Havas may have withdrawn from the bid (making some money in the process by selling out to WPP's higher offer), and therefore emerged financially unscathed. But its aim of building a credible media offering on the foundations of Media Planning Group has been stymied. Some soul searching and nifty footwork is required before it can move on again, if indeed it can.
WPP -- let's say Sir Martin Sorrell since this was an intensely personal affair -- may have won Tempus, but lost his battle with the Takeover Panel to withdraw and is therefore forced to pay a price -- £437 million -- he deems too high. Confucius' words, "Be careful what you wish for; it may come true", could be inscribed on the WPP boardroom table as a warning to all.

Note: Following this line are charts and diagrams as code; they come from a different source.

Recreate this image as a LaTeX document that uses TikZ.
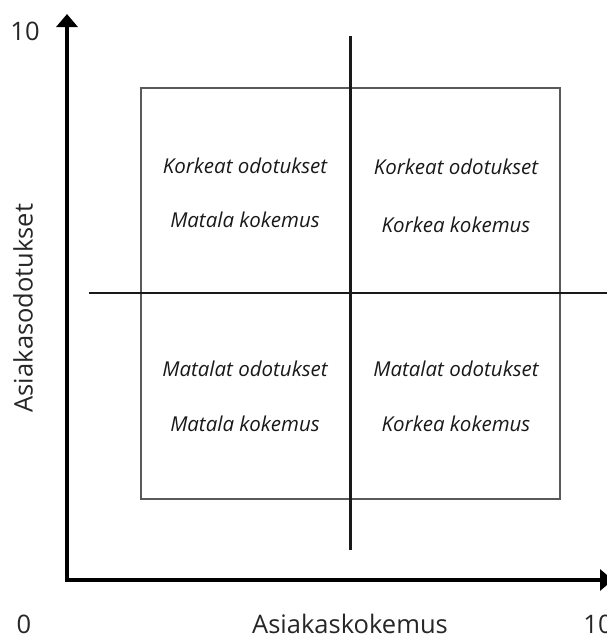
\documentclass[tikz,border=0pt]{standalone}
\usepackage{fontspec}
\setmainfont{Open Sans}
\usetikzlibrary{arrows.meta}

\begin{document}
\begin{tikzpicture}[
  x=1pt, y=-1pt,
  axis/.style={line width=3.4pt, {Triangle[length=13pt,width=21pt]}-{Triangle[length=13pt,width=21pt]}},
  cross/.style={line width=2.2pt, black!90},
  frame/.style={draw=black!65, line width=1.4pt},
  quad/.style={font=\fontsize{20.5}{24}\selectfont\itshape, text=black!90, inner sep=0pt},
  axlabel/.style={font=\fontsize{25.5}{30}\selectfont, text=black!85, inner sep=0pt},
]
\useasboundingbox (0,0) rectangle (606,637);

% ---- quadrant frame and cross ----
\draw[frame] (141,88) rectangle (560,499);
\coordinate (vtop) at (350.5,36);
\coordinate (vbot) at (350.5,550);
\coordinate (hleft) at (89,293);
\coordinate (hright) at (612,293);
\draw[cross] (vtop) -- (vbot);
\draw[cross] (hleft) -- (hright);

% ---- axes ----
\coordinate (ytop) at (67,14);
\coordinate (xend) at (613,580);
\draw[axis] (ytop) |- (xend);

% ---- axis labels ----
\node[axlabel] (ymax) at (25,31) {10};
\node[axlabel] (zero) at (24,624) {0};
\node[axlabel] (xmax) at (598,624) {10};
\node[axlabel] (xlbl) at (350,624) {Asiakaskokemus};
\node[axlabel, rotate=90] (ylbl) at (23,308) {Asiakasodotukset};

% ---- quadrant texts ----
\node[quad] (q1a) at (245,166) {Korkeat odotukset};
\node[quad] (q1b) at (245,220) {Matala kokemus};
\node[quad] (q2a) at (456,167) {Korkeat odotukset};
\node[quad] (q2b) at (456,225) {Korkea kokemus};
\node[quad] (q3a) at (245,369) {Matalat odotukset};
\node[quad] (q3b) at (245,424) {Matala kokemus};
\node[quad] (q4a) at (456,369) {Matalat odotukset};
\node[quad] (q4b) at (456,424) {Korkea kokemus};

\end{tikzpicture}
\end{document}
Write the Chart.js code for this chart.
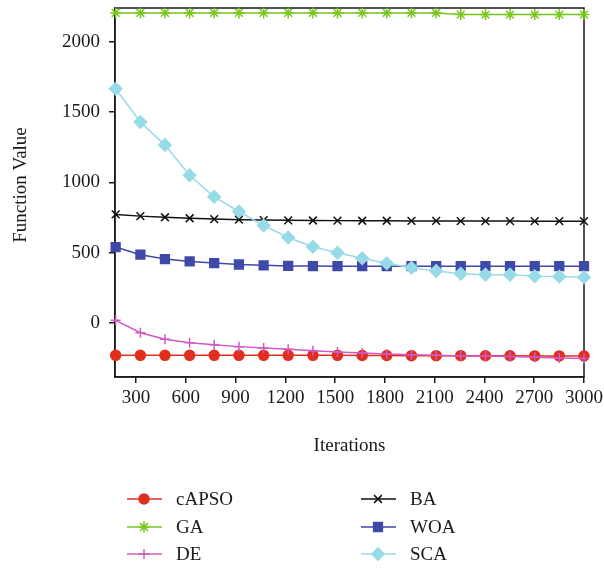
<!DOCTYPE html>
<html>
<head>
<meta charset="utf-8">
<script src="https://cdn.jsdelivr.net/npm/chart.js@4.4.0/dist/chart.umd.min.js"></script>
<style>
  html, body { margin: 0; padding: 0; background: #fff; }
</style>
</head>
<body>
<canvas id="chart" width="604" height="570"></canvas>
<script>
// iterations at which each algorithm was sampled
const iterations = [177, 326, 474, 623, 771, 920, 1069, 1217, 1366, 1514,
                    1663, 1811, 1960, 2109, 2257, 2406, 2554, 2703, 2851, 3000];

const capso = [-230, -230, -230, -230, -230, -230, -230, -230, -230, -230,
               -231, -231, -232, -232, -232, -233, -233, -234, -234, -235];
const ga    = [2205, 2205, 2205, 2205, 2205, 2205, 2205, 2205, 2205, 2205,
               2205, 2205, 2205, 2205, 2193, 2193, 2193, 2193, 2193, 2193];
const de    = [19, -69, -116, -140, -154, -168, -178, -187, -197, -206,
               -213, -221, -225, -230, -235, -235, -239, -244, -249, -253];
const ba    = [772, 760, 752, 745, 739, 735, 732, 730, 729, 728,
               727, 727, 726, 726, 725, 725, 725, 724, 724, 724];
const woa   = [540, 486, 455, 438, 426, 416, 410, 406, 405, 404,
               404, 404, 404, 404, 404, 404, 404, 404, 404, 404];
const sca   = [1666, 1429, 1265, 1050, 897, 793, 693, 608, 542, 500,
               460, 425, 393, 370, 351, 344, 344, 333, 330, 326];

const xTicks = [300, 600, 900, 1200, 1500, 1800, 2100, 2400, 2700, 3000];
const yTicks = [0, 500, 1000, 1500, 2000];

const serif = '"Liberation Serif", "DejaVu Serif", serif';
const ink = '#1a1a1a';

const series = [
  { label: 'cAPSO', data: capso, color: '#e02f1f', style: 'circle',   radius: 5 },
  { label: 'GA',    data: ga,    color: '#78c81c', style: 'star',     radius: 5.5 },
  { label: 'DE',    data: de,    color: '#d059c4', style: 'cross',    radius: 5 },
  { label: 'BA',    data: ba,    color: '#111111', style: 'crossRot', radius: 5.5 },
  { label: 'WOA',   data: woa,   color: '#3f49a8', style: 'rect',     radius: 6.2 },
  { label: 'SCA',   data: sca,   color: '#98dbe8', style: 'rectRot',  radius: 6.2 }
];

const datasets = series.map((s, i) => ({
  label: s.label,
  data: iterations.map((x, j) => ({ x: x, y: s.data[j] })),
  borderColor: s.color,
  backgroundColor: s.color,
  pointStyle: s.style,
  pointRadius: s.radius,
  pointBorderWidth: 1.5,
  borderWidth: 1.5,
  tension: 0,
  clip: false,
  order: series.length - i // later series painted on top
}));

// box around the plot area
const frame = {
  id: 'frame',
  beforeDatasetsDraw(chart) {
    const { ctx, chartArea: a } = chart;
    ctx.save();
    ctx.strokeStyle = ink;
    ctx.lineWidth = 1.5;
    ctx.strokeRect(a.left, a.top, a.right - a.left, a.bottom - a.top);
    ctx.restore();
  }
};

// y axis title and the two-column legend under the plot
const extras = {
  id: 'extras',
  afterDraw(chart) {
    const ctx = chart.ctx;
    ctx.save();
    ctx.fillStyle = ink;
    ctx.font = '19px ' + serif;
    ctx.textAlign = 'center';
    ctx.textBaseline = 'middle';
    ctx.translate(21, 185);
    ctx.rotate(-Math.PI / 2);
    ctx.fillText('Function Value', 0, 0);
    ctx.restore();

    const cols = [127, 361];
    const rows = [499, 527, 554];
    series.forEach((s, i) => {
      const x0 = cols[Math.floor(i / 3)];
      const y = rows[i % 3];
      ctx.save();
      ctx.strokeStyle = s.color;
      ctx.fillStyle = s.color;
      ctx.lineWidth = 1.5;
      ctx.beginPath();
      ctx.moveTo(x0, y);
      ctx.lineTo(x0 + 35, y);
      ctx.stroke();
      Chart.helpers.drawPoint(ctx, { pointStyle: s.style, radius: s.radius, borderWidth: 1.5, rotation: 0 }, x0 + 17, y);
      ctx.fillStyle = ink;
      ctx.font = '19px ' + serif;
      ctx.textAlign = 'left';
      ctx.textBaseline = 'middle';
      ctx.fillText(s.label, x0 + 49, y + 1);
      ctx.restore();
    });
  }
};

const ctx = document.getElementById('chart').getContext('2d');
new Chart(ctx, {
  type: 'line',
  data: { datasets: datasets },
  plugins: [frame, extras],
  options: {
    responsive: false,
    animation: false,
    layout: { padding: { left: 0, right: 20, top: 8, bottom: 113 } },
    plugins: {
      legend: { display: false },
      tooltip: { enabled: false }
    },
    scales: {
      x: {
        type: 'linear',
        min: 173,
        max: 3000,
        afterBuildTicks: s => { s.ticks = xTicks.map(v => ({ value: v })); },
        afterFit: s => {
          s.height = 80;
          s.paddingLeft = 0;
          s.paddingRight = 0;
        },
        ticks: {
          callback: v => String(v),
          color: ink,
          padding: 4,
          maxRotation: 0,
          font: { family: serif, size: 19 }
        },
        grid: { drawOnChartArea: false, tickLength: 6, color: ink, lineWidth: 1.5 },
        border: { display: true, color: ink, width: 1.5 },
        title: {
          display: true,
          text: 'Iterations',
          color: ink,
          padding: { top: 0, bottom: 0 },
          font: { family: serif, size: 19 }
        }
      },
      y: {
        type: 'linear',
        min: -384,
        max: 2240,
        afterBuildTicks: s => { s.ticks = yTicks.map(v => ({ value: v })); },
        afterFit: s => {
          s.width = 115;
          s.paddingTop = 0;
          s.paddingBottom = 0;
        },
        ticks: {
          callback: v => String(v),
          color: ink,
          padding: 9,
          font: { family: serif, size: 19 }
        },
        grid: { drawOnChartArea: false, tickLength: 6, color: ink, lineWidth: 1.5 },
        border: { display: true, color: ink, width: 1.5 }
      }
    }
  }
});
</script>
</body>
</html>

Last, we have Tempus' chairman, Chris Ingram, who in order to fulfil his fiduciary duty, was in the apparently contrary position of fighting to be taken over by someone he didn't want to be taken over by. Weird, eh?
That is not to say there are no winners. According to Tempus' annual report, at least 200 staff have share incentive schemes that account for 12 per cent of Tempus' equity. In crude terms, that means those 200 are cumulatively £52.5 million richer today than they were ten days ago. Some will go, of course, but those who stay may also find themselves
winners in the career stakes. That is because, in any
merger with Group Media Edge, they have every chance of taking the whip hand. That being so, they will find themselves playing with a significantly bigger train set than would otherwise have been the case.
As for Ingram, does it really make sense to describe someone who walks away with £62 million as a loser? If you believe, as I do with the utmost conviction, that for Ingram the money has only ever been a way of keeping the score, not an end in itself -- then it does.
I bumped into Ingram at a social function 36 hours after the Panel rejected WPP's appeal. The backslappers were all over him with congratulations. His somewhat rueful demeanour, however, said it all. He may have "won", but he's lost his life's work. That Tempus ever became a £430 million business is down to his passion, vision, obsession with the business, sheer pig-headed obstinacy and determination to steer the course he felt right. If that sounds familiar, well, they are the qualities he shares with his opponent in this saga, Sorrell.
And therein lies the supreme irony. Sorrell and
Ingram have much more in common than they do different. They just failed to see it.